- WHAT YOU NEED TO DO -
Identify each line below containing the string "image" and copy it.

- DATASET ROWS -

BEGIN

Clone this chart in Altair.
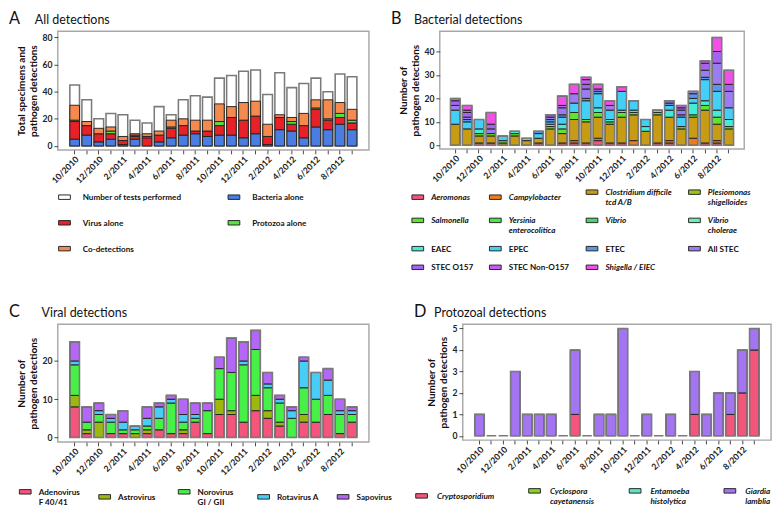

END
BEGIN

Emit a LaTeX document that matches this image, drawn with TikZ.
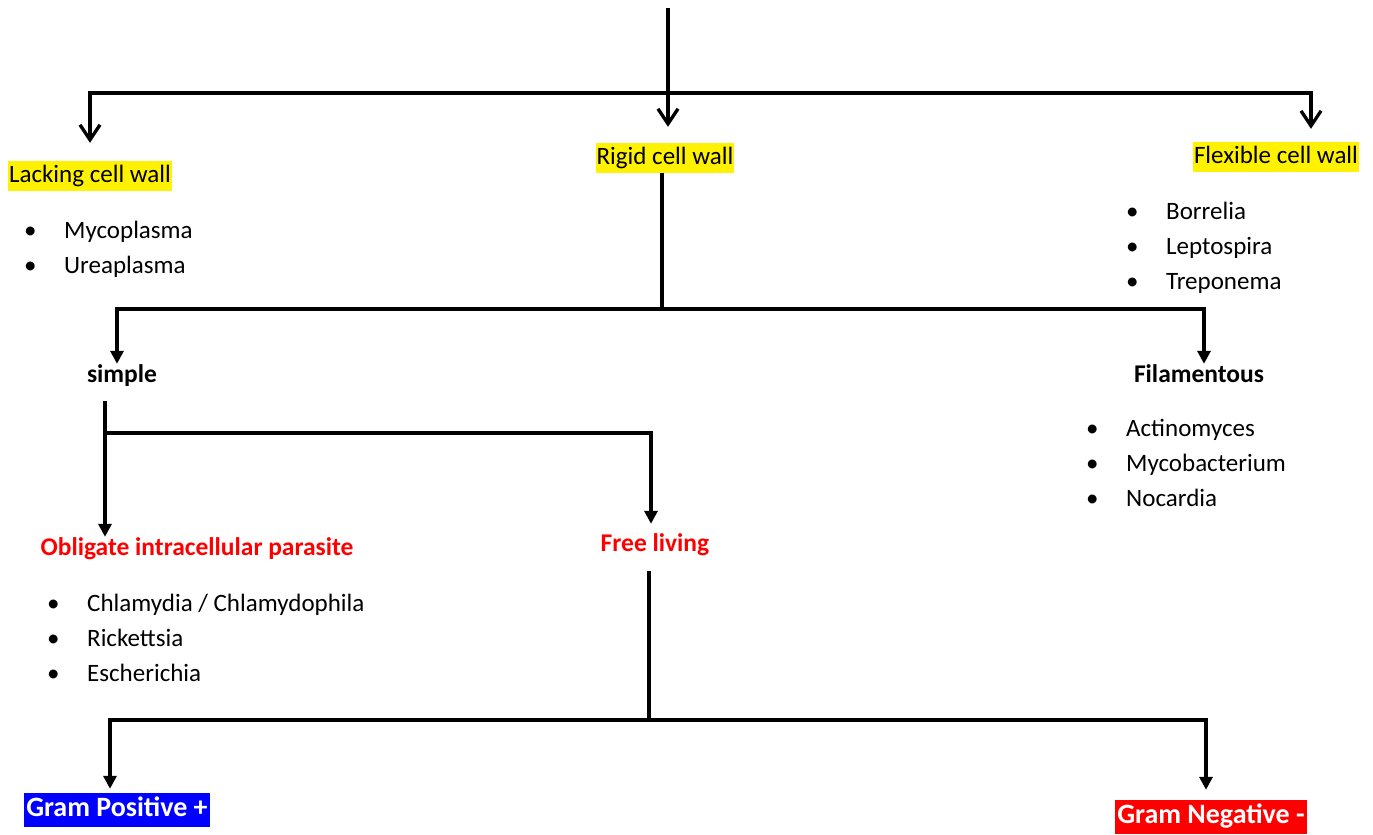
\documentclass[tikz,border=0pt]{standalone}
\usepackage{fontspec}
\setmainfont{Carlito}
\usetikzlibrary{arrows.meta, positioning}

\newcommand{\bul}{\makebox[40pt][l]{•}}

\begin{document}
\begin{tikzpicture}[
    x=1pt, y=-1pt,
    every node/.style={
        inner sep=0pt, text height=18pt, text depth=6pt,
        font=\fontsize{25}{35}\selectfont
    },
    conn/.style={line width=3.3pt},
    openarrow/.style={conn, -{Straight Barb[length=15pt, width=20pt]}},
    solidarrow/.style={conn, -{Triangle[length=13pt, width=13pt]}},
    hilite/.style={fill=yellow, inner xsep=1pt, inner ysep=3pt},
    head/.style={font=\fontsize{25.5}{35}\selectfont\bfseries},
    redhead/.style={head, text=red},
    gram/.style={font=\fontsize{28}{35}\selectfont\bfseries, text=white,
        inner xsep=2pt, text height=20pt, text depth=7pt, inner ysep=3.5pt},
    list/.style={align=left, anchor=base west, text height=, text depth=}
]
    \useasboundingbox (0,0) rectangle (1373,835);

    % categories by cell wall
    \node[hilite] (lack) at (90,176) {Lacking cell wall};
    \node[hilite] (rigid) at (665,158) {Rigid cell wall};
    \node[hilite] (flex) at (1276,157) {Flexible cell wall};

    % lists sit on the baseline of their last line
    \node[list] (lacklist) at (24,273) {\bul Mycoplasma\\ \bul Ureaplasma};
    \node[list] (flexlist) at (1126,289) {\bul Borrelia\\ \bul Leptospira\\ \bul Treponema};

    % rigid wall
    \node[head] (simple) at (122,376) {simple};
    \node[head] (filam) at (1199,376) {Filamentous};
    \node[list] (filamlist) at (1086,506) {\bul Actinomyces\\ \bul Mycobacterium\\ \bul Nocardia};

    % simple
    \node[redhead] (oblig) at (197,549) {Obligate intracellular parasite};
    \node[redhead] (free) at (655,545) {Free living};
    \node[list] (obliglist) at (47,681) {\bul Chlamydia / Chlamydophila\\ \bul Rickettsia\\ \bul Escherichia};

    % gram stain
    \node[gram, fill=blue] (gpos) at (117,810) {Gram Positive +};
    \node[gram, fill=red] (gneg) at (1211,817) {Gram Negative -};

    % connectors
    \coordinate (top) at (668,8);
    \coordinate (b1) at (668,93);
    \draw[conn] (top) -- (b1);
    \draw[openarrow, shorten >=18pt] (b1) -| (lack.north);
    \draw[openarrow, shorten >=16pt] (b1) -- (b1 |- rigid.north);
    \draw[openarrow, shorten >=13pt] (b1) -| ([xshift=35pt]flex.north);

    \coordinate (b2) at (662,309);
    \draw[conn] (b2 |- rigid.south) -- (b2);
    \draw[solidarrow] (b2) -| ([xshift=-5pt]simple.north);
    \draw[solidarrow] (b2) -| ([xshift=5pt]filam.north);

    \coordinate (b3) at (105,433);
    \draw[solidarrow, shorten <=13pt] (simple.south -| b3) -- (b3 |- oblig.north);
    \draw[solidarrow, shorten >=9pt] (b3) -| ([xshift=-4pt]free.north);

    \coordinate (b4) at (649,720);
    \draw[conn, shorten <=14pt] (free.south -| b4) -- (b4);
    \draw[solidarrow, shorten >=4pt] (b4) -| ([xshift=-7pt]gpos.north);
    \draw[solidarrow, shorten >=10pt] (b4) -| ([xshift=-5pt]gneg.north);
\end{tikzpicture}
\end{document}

END
BEGIN

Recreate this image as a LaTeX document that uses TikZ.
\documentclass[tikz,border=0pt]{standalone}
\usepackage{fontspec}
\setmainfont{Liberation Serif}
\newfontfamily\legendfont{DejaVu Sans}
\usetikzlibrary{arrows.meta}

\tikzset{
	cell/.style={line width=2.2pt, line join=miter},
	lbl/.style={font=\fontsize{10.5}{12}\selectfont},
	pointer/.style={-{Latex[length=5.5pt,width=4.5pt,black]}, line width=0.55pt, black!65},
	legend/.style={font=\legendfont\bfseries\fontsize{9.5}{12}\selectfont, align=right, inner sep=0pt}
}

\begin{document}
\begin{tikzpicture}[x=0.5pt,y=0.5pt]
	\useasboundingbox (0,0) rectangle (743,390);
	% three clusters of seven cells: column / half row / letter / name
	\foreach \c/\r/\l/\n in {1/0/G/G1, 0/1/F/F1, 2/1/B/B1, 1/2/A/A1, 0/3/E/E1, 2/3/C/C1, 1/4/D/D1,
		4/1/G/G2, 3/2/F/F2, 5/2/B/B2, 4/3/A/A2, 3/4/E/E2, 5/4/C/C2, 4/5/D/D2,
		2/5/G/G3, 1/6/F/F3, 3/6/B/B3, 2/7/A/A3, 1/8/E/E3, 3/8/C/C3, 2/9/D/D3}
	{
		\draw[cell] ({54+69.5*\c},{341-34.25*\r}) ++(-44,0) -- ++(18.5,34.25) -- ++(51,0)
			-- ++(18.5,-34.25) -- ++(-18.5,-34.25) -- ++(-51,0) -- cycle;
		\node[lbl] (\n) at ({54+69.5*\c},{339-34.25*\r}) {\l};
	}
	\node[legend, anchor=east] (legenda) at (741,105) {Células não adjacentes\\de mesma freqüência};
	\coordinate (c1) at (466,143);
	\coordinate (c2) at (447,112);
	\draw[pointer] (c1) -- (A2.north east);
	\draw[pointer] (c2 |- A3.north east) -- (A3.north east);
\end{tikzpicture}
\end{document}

END

- RIGHT ANSWER -
Emit a LaTeX document that matches this image, drawn with TikZ.
Recreate this image as a LaTeX document that uses TikZ.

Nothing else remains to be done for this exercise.